Their manifesto said: “If a new referendum is to happen, it should come about by the will of the people, and not be driven by calculations of party political advantage.” It’s a muddled, mongrel mandate that would let a UK government parry the FM until 2021.

Which brings us to the next line of Unionist defence. Mr McDonnell, Mr Sweeney, the Labour MSP Neil Findlay and former Scottish Secretary David Mundell all identified the Holyrood election as pivotal this week. Mr Mundell described it as a referendum on whether to have a second referendum.

Hinting at tactical alliances, he said: “All Unionist forces have to think about how best to organise themselves for that election.” He and the Labour politicians also said that if the SNP and Greens wanted to claim a clear and decisive mandate for Indyref2, they should fight the election on an explicit commitment to holding it. That would focus Unionist opposition.

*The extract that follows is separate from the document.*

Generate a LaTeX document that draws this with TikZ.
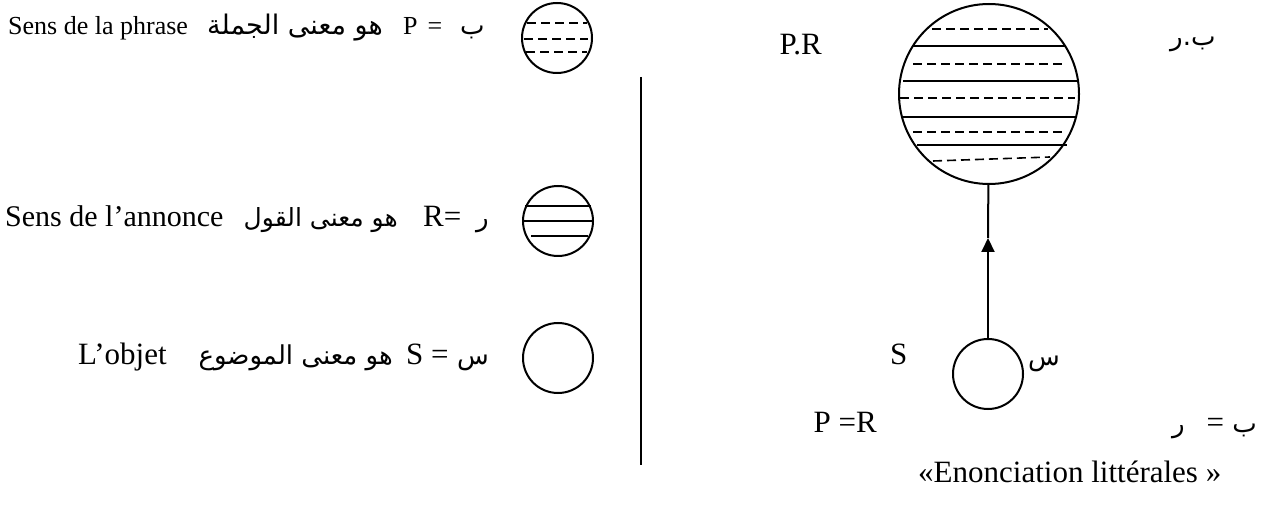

If the SNP and Greens won a majority there would then be haggling over the form of the referendum. There would be no rerun of 2014, when Alex Salmond was given a relatively free hand. Mr Sweeney said Labour would block a Yes/No question and include a federal UK in a multiple-choice ballot. A Tory government might offer more devolution as a third way. David Cameron only insisted on a binary question in 2014 because he thought the Unionists would romp it. The calculation is very different now. The UK government would be looking for ways to split the Yes vote.

If, after all that, voters did back independence, there’s another catch. Mr Findlay, who was Mr Corbyn’s point man in Scotland for a while, said that whatever deal emerged from the negotiations between Edinburgh and London should go to “a confirmatory vote of the Scottish people”. As some SNP MPs have warned, Ms Sturgeon would struggle to object as she supports a confirmatory vote on Brexit.

So while Mr McDonnell’s comments are significant, they are not the whole story. Obstacles are being piled up in Ms Sturgeon’s path - the 2021 election, a novel form of referendum, a confirmatory vote. While Unionists would only have to prevail in one of the three to scupper her plans, the First Minister would have to win the treble.